Read in terms of border aesthetics, Rancière’s definition in itself designates a bordering process, since the partage du sensible is activity of dividing – and in the ambivalent fashion of borders, also of sharing. Rancière makes clear that this partage is connected to “style” in the literary and artistic sense. Different aesthetic categories and ways of bordering aesthetic forms will produce different variants of political aesthetics.


Philosophical Challanges

Jørgensen (2019) has criticized border aesthetics for being more informed by cultural theory than by philosophical aesthetics. She suggests that its present focus on individual narratives of border-crossing could be countered by a stronger focus on transcendence in limit experiences and aesthetic transgressions (see also Lund 2012).

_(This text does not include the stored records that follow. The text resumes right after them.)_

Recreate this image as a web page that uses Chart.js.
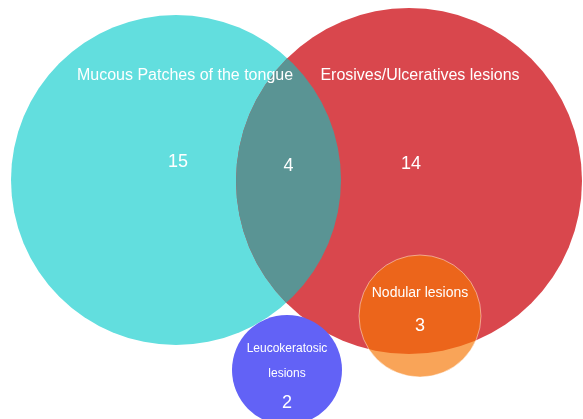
<!DOCTYPE html>
<html>
<head>
<meta charset="utf-8">
<script src="https://cdn.jsdelivr.net/npm/chart.js@4"></script>
<style>
  html, body { margin: 0; padding: 0; background: #fff; }
  #wrap { width: 583px; height: 419px; position: relative; }
</style>
</head>
<body>
<div id="wrap"><canvas id="venn"></canvas></div>
<script>
// sets of the venn diagram
const setNames = [
  'Mucous Patches of the tongue',
  'Erosives/Ulceratives lesions',
  'Nodular lesions',
  'Leucokeratosic lesions'
];
const setOnly = [15, 14, 3, 2];
const bothMucousErosive = 4;

// venn layout (centre and radius of each set, in layout units)
const setX = [176, 409, 420, 287];
const setY = [180, 181, 316, 370];
const setR = [165, 173, 61, 55];

const fills = ['#62dede', '#d9474d', 'rgba(246,117,2,0.66)', '#6262f6'];
const overlapFill = '#5a9494';

const datasets = setNames.map((name, i) => ({
  label: name,
  data: [{ x: setX[i], y: setY[i], r: setR[i] }],
  backgroundColor: fills[i],
  borderColor: i == 2 ? 'rgba(255,255,255,0.45)' : fills[i],
  borderWidth: i == 2 ? 1 : 0,
  hoverRadius: 0,
  order: 4 - i,
  clip: false
}));

function circlePath(ctx, el) {
  ctx.beginPath();
  ctx.arc(el.x, el.y, el.options.radius, 0, Math.PI * 2);
}

// darker lens where the two big sets overlap
const overlapPlugin = {
  id: 'overlap',
  afterDatasetDraw(chart, args) {
    if (args.index !== 1) return;
    const a = chart.getDatasetMeta(0).data[0];
    const b = chart.getDatasetMeta(1).data[0];
    const ctx = chart.ctx;
    ctx.save();
    circlePath(ctx, a);
    ctx.clip();
    circlePath(ctx, b);
    ctx.fillStyle = overlapFill;
    ctx.fill();
    ctx.restore();
  }
};

const font = 'Liberation Sans, Arial, sans-serif';

function txt(ctx, s, x, y, size) {
  ctx.font = size + 'px ' + font;
  ctx.fillText(s, x, y);
}

const labelPlugin = {
  id: 'vennLabels',
  afterDatasetsDraw(chart) {
    const ctx = chart.ctx;
    const el = i => chart.getDatasetMeta(i).data[0];
    ctx.save();
    ctx.fillStyle = '#ffffff';
    ctx.textAlign = 'center';
    ctx.textBaseline = 'middle';

    const m = el(0), e = el(1), n = el(2), l = el(3);
    txt(ctx, setNames[0], m.x + 9, m.y - 104, 16);
    txt(ctx, String(setOnly[0]), m.x + 2, m.y - 18, 18);
    txt(ctx, setNames[1], e.x + 11, e.y - 105, 16);
    txt(ctx, String(setOnly[1]), e.x + 2, e.y - 17, 18);

    const lensX = ((m.x + m.options.radius) + (e.x - e.options.radius)) / 2;
    txt(ctx, String(bothMucousErosive), lensX, m.y - 14, 18);

    txt(ctx, setNames[2], n.x, n.y - 23, 14);
    txt(ctx, String(setOnly[2]), n.x, n.y + 10, 18);

    const words = setNames[3].split(' ');
    txt(ctx, words[0], l.x, l.y - 21, 12);
    txt(ctx, words[1], l.x, l.y + 4, 12);
    txt(ctx, String(setOnly[3]), l.x, l.y + 33, 18);
    ctx.restore();
  }
};

new Chart(document.getElementById('venn'), {
  type: 'bubble',
  data: { datasets: datasets },
  options: {
    responsive: true,
    maintainAspectRatio: false,
    animation: false,
    events: [],
    layout: { autoPadding: false, padding: 0 },
    scales: {
      x: { type: 'linear', min: 0, max: 583, display: false },
      y: { type: 'linear', min: 0, max: 419, reverse: true, display: false }
    },
    plugins: {
      legend: { display: false },
      tooltip: { enabled: false }
    }
  },
  plugins: [overlapPlugin, labelPlugin]
});
</script>
</body>
</html>
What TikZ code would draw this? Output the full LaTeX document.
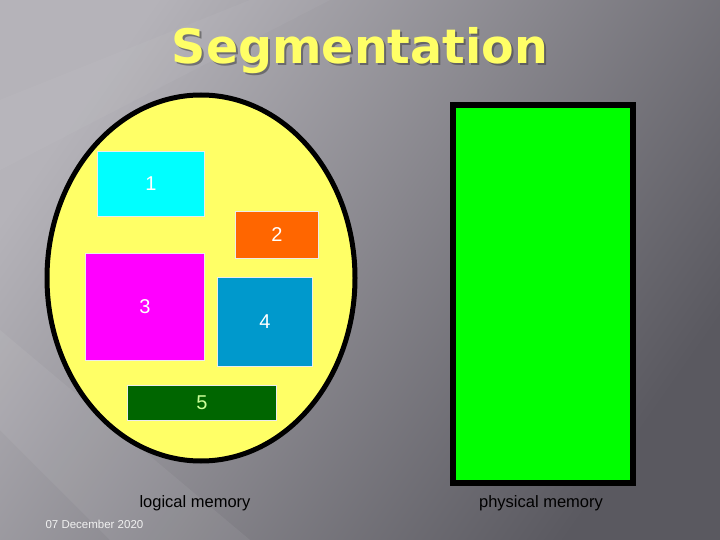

Following Baumgarten, she emphasizes the need to include the imaginary, memory and phenomenological hermeneutics in border aesthetics – which is also about crossing inner boundaries, and cannot only focus on our outer senses.

Border aesthetics was pioneered by literary scholars and social scientists, who may have been seduced by the lure of cultural studies and research funding possibilities connected to migration. Engaging more with philosophical aesthetics may help border aesthetics realize its potential. The focus on the imaginary in border poetics readings (Schimanski 2015b), along with ongoing work on the border aesthetics of memory and trauma (Kurki forthcoming), might be fruitful entry points, as might cognitive approaches.